Se un merito va comunque ascritto a Bonami e alla sua Biennale, quello di avere cercato, e trovato, la complicità del grande pubblico - inteso come massa -, è stata però tralasciata una solida e approfondita analisi critica delle opere.
Nonostante la scelta di una tematica potenzialmente efficace e significativa, la ricognizione panoramica della realtà sotto molteplici punti di vista riflette il frenetico mondo della produzione artistica, il quale non si presta, data la mole e la velocità di produzione, ad essere letto attraverso una prospettiva storica e critica.
La parola d'ordine sembra essere consumare; consumare un'esperienza fugace, complessiva, emozionale, che difficilmente dà spazio ad altre sensazioni e che ancor più difficilmente lascia il tempo alla meditazione ed alla riflessione.
Difficile tracciare un percorso preferenziale tra le opere, data l'ampiezza dell'esposizione. Momenti di grande intensità offre la visita all'Arsenale, grazie agli artisti africani presenti nella sezione Smottamenti, a cura di Gilane Tawadros, dove La piste d'atterissage di Kader Attia ci mostra, portandoci nella realtà dell'esperienza vissuta della globalizzazione, i suoi "non-cittadini", privati di fiducia e di diritti, in questo caso travestiti e transessuali algerini, emigranti e sans papiers, accanto alle potenti immagini - purtroppo solo alcuni still frames, presentati in light box, del superbo video presentato all'ultima Documenta - di Zarina Bhimji, testimonianza di migrazione ed esilio, eliminazione e cancellazione; memori degli eventi recenti del Kosovo e del Ruanda.
A Catherin David si deve invece l'affascinante progetto a lungo termine Rappresentazioni Arabe Contemporanee con le presentazioni, le conferenze e gli spettacoli che vedono coinvolti vari autori con il fine di consolidare e incoraggiare la produzione, la circolazione e lo scambio di idee, fra i diversi centri della società araba e il resto del mondo.
La visita all'Arsenale termina alle Tese con la sezione più stimolante e incoraggiante: Utopia Station curata da Molly Nesbit, Rirkrit Tiravanija e dal vulcanico Hans-Ulrich Obrist.
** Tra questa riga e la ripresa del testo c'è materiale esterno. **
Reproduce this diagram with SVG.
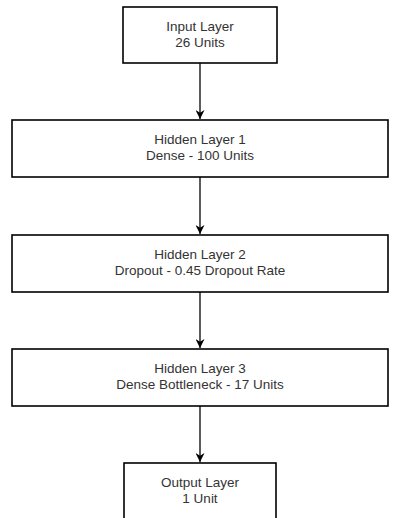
<svg xmlns="http://www.w3.org/2000/svg" width="400" height="518" viewBox="0 0 400 518">
<style>
.box{fill:#fff;stroke:#000;stroke-width:1.6}
.t{font-family:"Liberation Sans",Arial,sans-serif;font-size:13.5px;fill:#333;text-anchor:middle}
.c{stroke:#333;stroke-width:1.6;fill:none}
</style>
<defs>
<marker id="ah" viewBox="0 0 10 10" refX="10" refY="5" markerWidth="9" markerHeight="9" markerUnits="userSpaceOnUse" orient="auto">
<path d="M0,0 L10,5 L0,10 L3,5 Z" fill="#000"/>
</marker>
</defs>
<rect width="400" height="518" fill="#fff"/>
<g id="connectors">
<line class="c" x1="200" y1="63" x2="200" y2="119" marker-end="url(#ah)"/>
<line class="c" x1="200" y1="177" x2="200" y2="234" marker-end="url(#ah)"/>
<line class="c" x1="200" y1="292" x2="200" y2="348" marker-end="url(#ah)"/>
<line class="c" x1="200" y1="406" x2="200" y2="462" marker-end="url(#ah)"/>
</g>
<g id="input">
<rect class="box" x="123" y="7" width="154" height="56"/>
<text class="t" x="200" y="31">Input Layer</text>
<text class="t" x="200" y="47">26 Units</text>
</g>
<g id="hidden1">
<rect class="box" x="12" y="120" width="376" height="57"/>
<text class="t" x="200" y="144">Hidden Layer 1</text>
<text class="t" x="200" y="160">Dense - 100 Units</text>
</g>
<g id="hidden2">
<rect class="box" x="12" y="235" width="376" height="57"/>
<text class="t" x="200" y="259">Hidden Layer 2</text>
<text class="t" x="200" y="275">Dropout - 0.45 Dropout Rate</text>
</g>
<g id="hidden3">
<rect class="box" x="12" y="349" width="376" height="57"/>
<text class="t" x="200" y="373">Hidden Layer 3</text>
<text class="t" x="200" y="389">Dense Bottleneck - 17 Units</text>
</g>
<g id="output">
<rect class="box" x="124" y="463" width="152" height="60"/>
<text class="t" x="200" y="487">Output Layer</text>
<text class="t" x="200" y="503">1 Unit</text>
</g>
</svg>
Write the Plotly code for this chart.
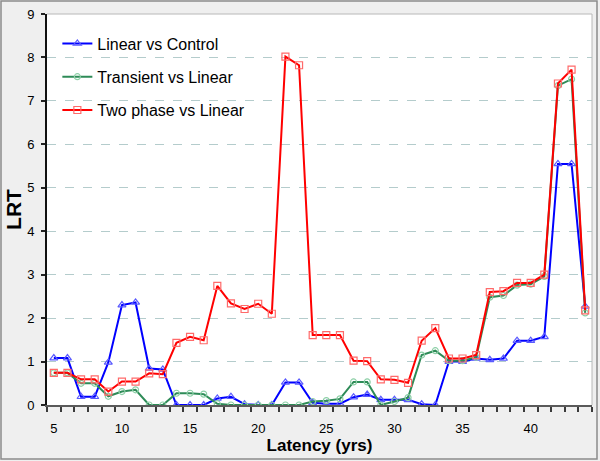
import plotly.graph_objects as go

latency = list(range(5, 45))

linear_vs_control = [1.08, 1.08, 0.19, 0.19, 0.98, 2.30, 2.36, 0.84, 0.82, 0.0,
                     0.0, 0.0, 0.15, 0.19, 0.02, 0.0, 0.0, 0.52, 0.52, 0.05,
                     0.03, 0.03, 0.18, 0.24, 0.12, 0.12, 0.12, 0.02, 0.0, 1.0,
                     1.0, 1.07, 1.04, 1.07, 1.48, 1.48, 1.57, 5.55, 5.55, 2.27]

transient_vs_linear = [0.74, 0.74, 0.50, 0.50, 0.20, 0.31, 0.35, 0.0, 0.0, 0.27,
                       0.27, 0.25, 0.03, 0.0, 0.0, 0.0, 0.0, 0.0, 0.0, 0.08,
                       0.10, 0.14, 0.53, 0.53, 0.0, 0.08, 0.17, 1.15, 1.25, 1.02,
                       1.02, 1.10, 2.48, 2.52, 2.76, 2.78, 2.96, 7.35, 7.50, 2.12]

two_phase_vs_linear = [0.74, 0.74, 0.59, 0.59, 0.31, 0.54, 0.54, 0.73, 0.71, 1.43,
                       1.57, 1.49, 2.74, 2.34, 2.21, 2.33, 2.10, 8.02, 7.82, 1.61,
                       1.61, 1.61, 1.02, 1.01, 0.59, 0.58, 0.51, 1.48, 1.77, 1.07,
                       1.07, 1.15, 2.60, 2.62, 2.81, 2.81, 3.00, 7.40, 7.72, 2.18]

x_tick_vals = [5, 10, 15, 20, 25, 30, 35, 40]
y_tick_vals = [0, 1, 2, 3, 4, 5, 6, 7, 8, 9]

series = [
    ("Linear vs Control", linear_vs_control, "#0000ff", "#5a5aff", "triangle-up-open", 7),
    ("Transient vs Linear", transient_vs_linear, "#2e8b57", "#8ccfa6", "circle-open", 6),
    ("Two phase vs Linear", two_phase_vs_linear, "#ff0000", "#ff6a6a", "square-open", 7),
]

fig = go.Figure()
for i, (name, vals, lc, mc, sym, sz) in enumerate(series):
    fig.add_trace(go.Scatter(
        x=latency, y=vals, name=name, mode="lines+markers",
        legendgroup=f"g{i}",
        line=dict(color=lc, width=2),
        marker=dict(symbol=sym, size=sz, color=mc, line=dict(width=1.2, color=mc)),
    ))

# plot area: x 47..592, y 14..405
L, R, T, B = 47, 592, 14, 405
W, H = R - L, B - T

def px(x):
    return (x - L) / W

def py(y):
    return (B - y) / H

shapes = [
    # outer frame
    dict(type="rect", xref="paper", yref="paper",
         x0=px(1), x1=px(597), y0=py(459), y1=py(1),
         line=dict(color="#8c8c8c", width=1.5), layer="below"),
    # plot area top and right border
    dict(type="line", xref="paper", yref="paper", x0=0, x1=1, y0=1, y1=1,
         line=dict(color="#b8b8b8", width=1)),
    dict(type="line", xref="paper", yref="paper", x0=1, x1=1, y0=0, y1=1,
         line=dict(color="#b8b8b8", width=1)),
]

fig.update_layout(
    width=600, height=461,
    margin=dict(l=L, r=600 - R, t=T, b=461 - B, autoexpand=False),
    paper_bgcolor="#efefef",
    plot_bgcolor="#ffffff",
    font=dict(family="Liberation Sans, Arial, sans-serif", color="#000000", size=13),
    showlegend=True,
    legend=dict(x=0.019, y=0.968, xanchor="left", yanchor="top",
                bgcolor="rgba(0,0,0,0)", font=dict(size=16),
                tracegroupgap=9.5, itemwidth=30),
    shapes=shapes,
    xaxis=dict(
        range=[4.5, 44.5], tickmode="array", tickvals=x_tick_vals,
        ticks="", showgrid=False, zeroline=False,
        showline=True, linecolor="#5a5a5a", linewidth=2,
        ticklabelstandoff=10,
        tickfont=dict(size=13),
        minor=dict(ticks="outside", ticklen=5, tickwidth=1.5, tickcolor="#3a3a3a",
                   tickmode="linear", tick0=4.5, dtick=1, showgrid=False),
        title=dict(text="<b>Latency (yrs)</b>", font=dict(size=17), standoff=2),
    ),
    yaxis=dict(
        range=[0, 9], tickmode="array", tickvals=y_tick_vals,
        ticks="outside", ticklen=4, tickwidth=1.5, tickcolor="#222222",
        showgrid=True, gridcolor="#b4cccc", griddash="dash", gridwidth=1,
        zeroline=False, showline=True, linecolor="#111111", linewidth=2,
        tickfont=dict(size=13), ticklabelstandoff=4,
        title=dict(text="<b>LRT</b>", font=dict(size=21), standoff=0),
    ),
)

fig.write_html(
    "out.html",
    config={"displayModeBar": False},
    post_script="document.body.style.margin='0';document.body.style.padding='0';"
                "document.body.style.overflow='hidden';",
)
La Stazione è concepita come luogo di passaggio, sovrapposizione di molti strati, ognuno dei quali si sviluppa in ritmi, momenti e luoghi diversi, animati, per tutta la durata della Biennale, da seminari, incontri, manifesti e spettacoli, con l'intento di creare, almeno a livello immaginario, uno spazio libero e sicuro, partendo dalla premessa - assunta a vera e propria parola d'ordine dai curatori di questa sezione - di Backminster Fuller che ha scritto "oggi il mondo è troppo pericoloso per qualsiasi cosa, meno che per l'Utopia".
Ai Giardini domina la mostra del Padiglione Italia, Ritardi e Rivoluzioni, dove Francesco Bonami e Daniel Birnbaum tentano un'excursus tra i corsi e ricorsi della produzione artistica degli ultimi anni, intesi come Ritardi ma anche possibili Rivoluzioni. Accanto La Zona, bel progetto architettonico degli A12, spazio appositamente studiato per la giovane arte italiana, che soffre però di una curatela, quella di Massimiliano Gioni, debole e che viene meno ai suoi stessi obiettivi.